§ Work to do: Retype the whole listing below, character for character.

________________________

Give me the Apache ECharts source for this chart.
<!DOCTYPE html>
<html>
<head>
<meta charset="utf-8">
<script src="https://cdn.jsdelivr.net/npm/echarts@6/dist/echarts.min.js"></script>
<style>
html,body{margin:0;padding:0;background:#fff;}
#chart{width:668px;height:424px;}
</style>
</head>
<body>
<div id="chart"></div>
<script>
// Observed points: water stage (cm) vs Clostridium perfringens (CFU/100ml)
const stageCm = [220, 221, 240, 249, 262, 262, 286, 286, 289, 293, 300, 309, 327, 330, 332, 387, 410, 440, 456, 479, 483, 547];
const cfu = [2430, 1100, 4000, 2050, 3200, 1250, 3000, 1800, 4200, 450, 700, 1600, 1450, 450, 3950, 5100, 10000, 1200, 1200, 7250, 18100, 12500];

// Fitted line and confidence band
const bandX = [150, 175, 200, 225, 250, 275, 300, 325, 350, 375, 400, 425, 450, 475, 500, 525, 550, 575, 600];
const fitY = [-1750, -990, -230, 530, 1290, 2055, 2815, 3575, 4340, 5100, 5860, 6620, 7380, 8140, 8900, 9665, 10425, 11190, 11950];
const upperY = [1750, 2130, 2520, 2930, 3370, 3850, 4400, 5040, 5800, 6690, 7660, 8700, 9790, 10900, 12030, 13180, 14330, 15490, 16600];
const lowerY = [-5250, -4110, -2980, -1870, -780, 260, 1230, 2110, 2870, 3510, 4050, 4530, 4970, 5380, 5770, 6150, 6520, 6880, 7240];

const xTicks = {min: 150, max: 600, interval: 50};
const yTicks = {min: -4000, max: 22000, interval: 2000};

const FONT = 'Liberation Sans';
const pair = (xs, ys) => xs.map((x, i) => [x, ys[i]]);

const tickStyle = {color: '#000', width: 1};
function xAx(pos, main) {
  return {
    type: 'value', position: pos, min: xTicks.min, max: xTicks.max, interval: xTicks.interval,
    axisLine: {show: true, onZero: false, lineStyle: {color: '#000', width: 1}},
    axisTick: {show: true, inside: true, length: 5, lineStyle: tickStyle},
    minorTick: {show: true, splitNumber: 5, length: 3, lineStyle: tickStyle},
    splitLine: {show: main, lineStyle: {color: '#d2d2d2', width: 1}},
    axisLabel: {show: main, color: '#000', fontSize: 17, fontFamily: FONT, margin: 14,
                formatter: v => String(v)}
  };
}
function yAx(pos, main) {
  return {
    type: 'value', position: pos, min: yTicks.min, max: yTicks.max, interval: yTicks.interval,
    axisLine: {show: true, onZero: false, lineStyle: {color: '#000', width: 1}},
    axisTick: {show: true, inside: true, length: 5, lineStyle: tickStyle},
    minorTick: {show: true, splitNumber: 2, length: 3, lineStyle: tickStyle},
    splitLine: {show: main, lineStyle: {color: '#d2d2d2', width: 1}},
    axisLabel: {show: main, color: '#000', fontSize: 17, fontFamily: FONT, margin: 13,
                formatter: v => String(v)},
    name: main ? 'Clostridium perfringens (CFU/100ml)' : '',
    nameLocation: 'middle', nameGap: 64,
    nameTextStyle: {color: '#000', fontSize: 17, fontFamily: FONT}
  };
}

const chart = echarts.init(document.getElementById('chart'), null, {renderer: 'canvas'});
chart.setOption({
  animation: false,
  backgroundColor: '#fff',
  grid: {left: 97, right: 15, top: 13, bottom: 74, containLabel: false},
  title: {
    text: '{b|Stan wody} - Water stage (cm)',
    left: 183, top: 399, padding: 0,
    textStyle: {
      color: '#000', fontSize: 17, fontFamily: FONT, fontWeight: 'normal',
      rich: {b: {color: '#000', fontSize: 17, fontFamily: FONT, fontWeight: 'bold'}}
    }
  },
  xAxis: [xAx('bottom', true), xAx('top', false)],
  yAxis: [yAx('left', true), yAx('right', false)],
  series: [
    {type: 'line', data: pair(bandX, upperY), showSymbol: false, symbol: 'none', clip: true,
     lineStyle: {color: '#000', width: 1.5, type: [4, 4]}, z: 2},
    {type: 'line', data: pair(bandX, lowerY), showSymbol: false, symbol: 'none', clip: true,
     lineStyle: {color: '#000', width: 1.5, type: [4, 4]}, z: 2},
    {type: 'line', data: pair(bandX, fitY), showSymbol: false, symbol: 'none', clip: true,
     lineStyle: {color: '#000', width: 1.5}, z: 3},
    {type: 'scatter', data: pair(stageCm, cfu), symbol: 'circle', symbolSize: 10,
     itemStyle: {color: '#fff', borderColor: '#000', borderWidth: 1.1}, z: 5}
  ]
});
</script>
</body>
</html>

________________________

§ Final result:
Give me the Apache ECharts source for this chart.
<!DOCTYPE html>
<html>
<head>
<meta charset="utf-8">
<script src="https://cdn.jsdelivr.net/npm/echarts@6/dist/echarts.min.js"></script>
<style>
html,body{margin:0;padding:0;background:#fff;}
#chart{width:668px;height:424px;}
</style>
</head>
<body>
<div id="chart"></div>
<script>
// Observed points: water stage (cm) vs Clostridium perfringens (CFU/100ml)
const stageCm = [220, 221, 240, 249, 262, 262, 286, 286, 289, 293, 300, 309, 327, 330, 332, 387, 410, 440, 456, 479, 483, 547];
const cfu = [2430, 1100, 4000, 2050, 3200, 1250, 3000, 1800, 4200, 450, 700, 1600, 1450, 450, 3950, 5100, 10000, 1200, 1200, 7250, 18100, 12500];

// Fitted line and confidence band
const bandX = [150, 175, 200, 225, 250, 275, 300, 325, 350, 375, 400, 425, 450, 475, 500, 525, 550, 575, 600];
const fitY = [-1750, -990, -230, 530, 1290, 2055, 2815, 3575, 4340, 5100, 5860, 6620, 7380, 8140, 8900, 9665, 10425, 11190, 11950];
const upperY = [1750, 2130, 2520, 2930, 3370, 3850, 4400, 5040, 5800, 6690, 7660, 8700, 9790, 10900, 12030, 13180, 14330, 15490, 16600];
const lowerY = [-5250, -4110, -2980, -1870, -780, 260, 1230, 2110, 2870, 3510, 4050, 4530, 4970, 5380, 5770, 6150, 6520, 6880, 7240];

const xTicks = {min: 150, max: 600, interval: 50};
const yTicks = {min: -4000, max: 22000, interval: 2000};

const FONT = 'Liberation Sans';
const pair = (xs, ys) => xs.map((x, i) => [x, ys[i]]);

const tickStyle = {color: '#000', width: 1};
function xAx(pos, main) {
  return {
    type: 'value', position: pos, min: xTicks.min, max: xTicks.max, interval: xTicks.interval,
    axisLine: {show: true, onZero: false, lineStyle: {color: '#000', width: 1}},
    axisTick: {show: true, inside: true, length: 5, lineStyle: tickStyle},
    minorTick: {show: true, splitNumber: 5, length: 3, lineStyle: tickStyle},
    splitLine: {show: main, lineStyle: {color: '#d2d2d2', width: 1}},
    axisLabel: {show: main, color: '#000', fontSize: 17, fontFamily: FONT, margin: 14,
                formatter: v => String(v)}
  };
}
function yAx(pos, main) {
  return {
    type: 'value', position: pos, min: yTicks.min, max: yTicks.max, interval: yTicks.interval,
    axisLine: {show: true, onZero: false, lineStyle: {color: '#000', width: 1}},
    axisTick: {show: true, inside: true, length: 5, lineStyle: tickStyle},
    minorTick: {show: true, splitNumber: 2, length: 3, lineStyle: tickStyle},
    splitLine: {show: main, lineStyle: {color: '#d2d2d2', width: 1}},
    axisLabel: {show: main, color: '#000', fontSize: 17, fontFamily: FONT, margin: 13,
                formatter: v => String(v)},
    name: main ? 'Clostridium perfringens (CFU/100ml)' : '',
    nameLocation: 'middle', nameGap: 64,
    nameTextStyle: {color: '#000', fontSize: 17, fontFamily: FONT}
  };
}

const chart = echarts.init(document.getElementById('chart'), null, {renderer: 'canvas'});
chart.setOption({
  animation: false,
  backgroundColor: '#fff',
  grid: {left: 97, right: 15, top: 13, bottom: 74, containLabel: false},
  title: {
    text: '{b|Stan wody} - Water stage (cm)',
    left: 183, top: 399, padding: 0,
    textStyle: {
      color: '#000', fontSize: 17, fontFamily: FONT, fontWeight: 'normal',
      rich: {b: {color: '#000', fontSize: 17, fontFamily: FONT, fontWeight: 'bold'}}
    }
  },
  xAxis: [xAx('bottom', true), xAx('top', false)],
  yAxis: [yAx('left', true), yAx('right', false)],
  series: [
    {type: 'line', data: pair(bandX, upperY), showSymbol: false, symbol: 'none', clip: true,
     lineStyle: {color: '#000', width: 1.5, type: [4, 4]}, z: 2},
    {type: 'line', data: pair(bandX, lowerY), showSymbol: false, symbol: 'none', clip: true,
     lineStyle: {color: '#000', width: 1.5, type: [4, 4]}, z: 2},
    {type: 'line', data: pair(bandX, fitY), showSymbol: false, symbol: 'none', clip: true,
     lineStyle: {color: '#000', width: 1.5}, z: 3},
    {type: 'scatter', data: pair(stageCm, cfu), symbol: 'circle', symbolSize: 10,
     itemStyle: {color: '#fff', borderColor: '#000', borderWidth: 1.1}, z: 5}
  ]
});
</script>
</body>
</html>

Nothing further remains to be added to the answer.